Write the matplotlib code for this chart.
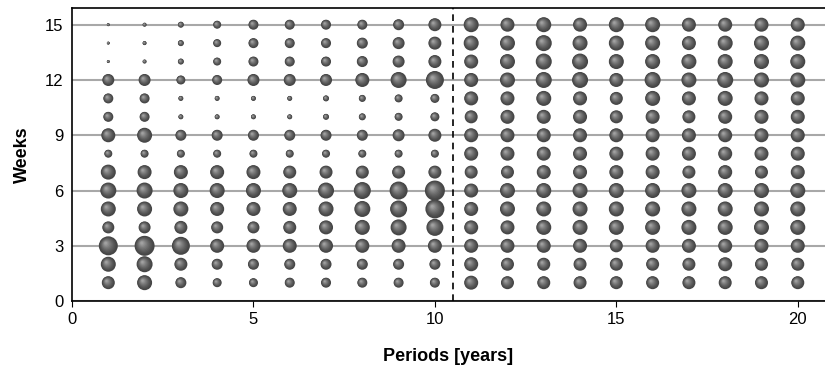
import matplotlib.pyplot as plt
import numpy as np

periods = list(range(1, 21))
weeks = list(range(15, 0, -1))
# bubble diameter (px), one row per week, top row = week 15
sizes = [
    [3, 4, 6, 8, 10, 10, 10, 10, 11, 13, 15, 14, 15, 14, 15, 15, 14, 14, 14, 14],
    [3, 4, 6, 8, 10, 10, 10, 11, 12, 13, 15, 15, 16, 15, 15, 15, 14, 15, 15, 15],
    [3, 4, 6, 8, 10, 10, 10, 11, 12, 13, 14, 15, 16, 16, 15, 15, 15, 15, 15, 15],
    [12, 12, 9, 10, 12, 12, 12, 14, 16, 18, 14, 15, 16, 16, 14, 16, 15, 16, 15, 15],
    [10, 10, 5, 5, 5, 5, 6, 7, 8, 9, 14, 14, 15, 14, 13, 15, 14, 15, 14, 14],
    [10, 10, 5, 5, 5, 5, 6, 7, 8, 9, 13, 14, 14, 14, 13, 14, 13, 14, 14, 14],
    [14, 15, 11, 11, 11, 11, 11, 11, 12, 13, 14, 14, 14, 14, 14, 14, 14, 14, 14, 14],
    [8, 8, 8, 8, 8, 8, 8, 8, 8, 8, 14, 14, 14, 14, 14, 14, 14, 14, 14, 14],
    [15, 14, 14, 14, 14, 13, 13, 13, 13, 13, 13, 13, 14, 14, 14, 14, 13, 14, 13, 14],
    [16, 16, 15, 15, 15, 15, 16, 17, 18, 20, 14, 15, 15, 15, 15, 15, 15, 15, 15, 15],
    [15, 15, 15, 14, 14, 14, 15, 16, 17, 19, 14, 15, 15, 15, 15, 15, 15, 15, 15, 15],
    [12, 12, 13, 12, 12, 13, 14, 15, 16, 17, 14, 14, 15, 15, 15, 15, 15, 15, 15, 15],
    [19, 20, 18, 14, 14, 14, 14, 14, 14, 14, 14, 14, 14, 14, 13, 14, 14, 14, 14, 14],
    [15, 16, 13, 11, 11, 11, 11, 11, 11, 11, 14, 13, 13, 13, 13, 13, 13, 14, 13, 13],
    [13, 15, 11, 9, 9, 10, 10, 10, 10, 10, 14, 13, 13, 13, 13, 13, 13, 13, 13, 13],
]
split = 10.5

plt.rcParams['font.family'] = ['Liberation Sans', 'DejaVu Sans']

dpi = 100
fig = plt.figure(figsize=(8.25, 3.69), dpi=dpi)
ax = fig.add_axes([0.0873, 0.184, 0.9127, 0.794])
ax.set_xlim(0, 20.75)
ax.set_ylim(0, 15.9)

X, Y = np.meshgrid(periods, weeks)
D = np.array(sizes, dtype=float)
x = X.ravel()
y = Y.ravel()
d = D.ravel()

# pixels per data unit, used to shift the highlight of each sphere
p0 = ax.transData.transform((0, 0))
p1 = ax.transData.transform((1, 1))
sx, sy = p1[0] - p0[0], p1[1] - p0[1]

# shaded spheres: stacked circles getting smaller and lighter toward top-left
n = 10
for k in range(n):
    f = 1 - 0.85 * k / (n - 1)
    c = 0.27 + 0.36 * (k / (n - 1)) ** 1.3
    r = d / 2
    off = (1 - f) * 0.32 * r
    ax.scatter(x - off / sx, y + off / sy, s=(d * f * 72 / dpi) ** 2,
               color=(c, c, c), edgecolors='none', zorder=3 + k * 0.01)

ax.axvline(split, color='black', ls=(0, (4, 3)), lw=1.2, zorder=2)

ax.set_xticks([0, 5, 10, 15, 20])
ax.set_yticks([0, 3, 6, 9, 12, 15])
ax.yaxis.grid(True, color='#a8a8a8', lw=1.5)
ax.set_axisbelow(True)
ax.tick_params(axis='x', direction='out', length=4, labelsize=12, pad=4)
ax.tick_params(axis='y', length=0, labelsize=12, pad=6)
for s in ['left', 'bottom', 'top']:
    ax.spines[s].set_linewidth(1.2)
ax.spines['right'].set_visible(False)

ax.set_xlabel('Periods [years]', fontsize=13, fontweight='bold', labelpad=15)
ax.set_ylabel('Weeks', fontsize=13, fontweight='bold', labelpad=10)

fig.savefig('out.png', dpi=dpi)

#### WHAT IS NEEDED
Images in the data above are to be skipped. Retype all other material exactly.

#### EXERCISE RESULT
Write the matplotlib code for this chart.
import matplotlib.pyplot as plt
import numpy as np

periods = list(range(1, 21))
weeks = list(range(15, 0, -1))
# bubble diameter (px), one row per week, top row = week 15
sizes = [
    [3, 4, 6, 8, 10, 10, 10, 10, 11, 13, 15, 14, 15, 14, 15, 15, 14, 14, 14, 14],
    [3, 4, 6, 8, 10, 10, 10, 11, 12, 13, 15, 15, 16, 15, 15, 15, 14, 15, 15, 15],
    [3, 4, 6, 8, 10, 10, 10, 11, 12, 13, 14, 15, 16, 16, 15, 15, 15, 15, 15, 15],
    [12, 12, 9, 10, 12, 12, 12, 14, 16, 18, 14, 15, 16, 16, 14, 16, 15, 16, 15, 15],
    [10, 10, 5, 5, 5, 5, 6, 7, 8, 9, 14, 14, 15, 14, 13, 15, 14, 15, 14, 14],
    [10, 10, 5, 5, 5, 5, 6, 7, 8, 9, 13, 14, 14, 14, 13, 14, 13, 14, 14, 14],
    [14, 15, 11, 11, 11, 11, 11, 11, 12, 13, 14, 14, 14, 14, 14, 14, 14, 14, 14, 14],
    [8, 8, 8, 8, 8, 8, 8, 8, 8, 8, 14, 14, 14, 14, 14, 14, 14, 14, 14, 14],
    [15, 14, 14, 14, 14, 13, 13, 13, 13, 13, 13, 13, 14, 14, 14, 14, 13, 14, 13, 14],
    [16, 16, 15, 15, 15, 15, 16, 17, 18, 20, 14, 15, 15, 15, 15, 15, 15, 15, 15, 15],
    [15, 15, 15, 14, 14, 14, 15, 16, 17, 19, 14, 15, 15, 15, 15, 15, 15, 15, 15, 15],
    [12, 12, 13, 12, 12, 13, 14, 15, 16, 17, 14, 14, 15, 15, 15, 15, 15, 15, 15, 15],
    [19, 20, 18, 14, 14, 14, 14, 14, 14, 14, 14, 14, 14, 14, 13, 14, 14, 14, 14, 14],
    [15, 16, 13, 11, 11, 11, 11, 11, 11, 11, 14, 13, 13, 13, 13, 13, 13, 14, 13, 13],
    [13, 15, 11, 9, 9, 10, 10, 10, 10, 10, 14, 13, 13, 13, 13, 13, 13, 13, 13, 13],
]
split = 10.5

plt.rcParams['font.family'] = ['Liberation Sans', 'DejaVu Sans']

dpi = 100
fig = plt.figure(figsize=(8.25, 3.69), dpi=dpi)
ax = fig.add_axes([0.0873, 0.184, 0.9127, 0.794])
ax.set_xlim(0, 20.75)
ax.set_ylim(0, 15.9)

X, Y = np.meshgrid(periods, weeks)
D = np.array(sizes, dtype=float)
x = X.ravel()
y = Y.ravel()
d = D.ravel()

# pixels per data unit, used to shift the highlight of each sphere
p0 = ax.transData.transform((0, 0))
p1 = ax.transData.transform((1, 1))
sx, sy = p1[0] - p0[0], p1[1] - p0[1]

# shaded spheres: stacked circles getting smaller and lighter toward top-left
n = 10
for k in range(n):
    f = 1 - 0.85 * k / (n - 1)
    c = 0.27 + 0.36 * (k / (n - 1)) ** 1.3
    r = d / 2
    off = (1 - f) * 0.32 * r
    ax.scatter(x - off / sx, y + off / sy, s=(d * f * 72 / dpi) ** 2,
               color=(c, c, c), edgecolors='none', zorder=3 + k * 0.01)

ax.axvline(split, color='black', ls=(0, (4, 3)), lw=1.2, zorder=2)

ax.set_xticks([0, 5, 10, 15, 20])
ax.set_yticks([0, 3, 6, 9, 12, 15])
ax.yaxis.grid(True, color='#a8a8a8', lw=1.5)
ax.set_axisbelow(True)
ax.tick_params(axis='x', direction='out', length=4, labelsize=12, pad=4)
ax.tick_params(axis='y', length=0, labelsize=12, pad=6)
for s in ['left', 'bottom', 'top']:
    ax.spines[s].set_linewidth(1.2)
ax.spines['right'].set_visible(False)

ax.set_xlabel('Periods [years]', fontsize=13, fontweight='bold', labelpad=15)
ax.set_ylabel('Weeks', fontsize=13, fontweight='bold', labelpad=10)

fig.savefig('out.png', dpi=dpi)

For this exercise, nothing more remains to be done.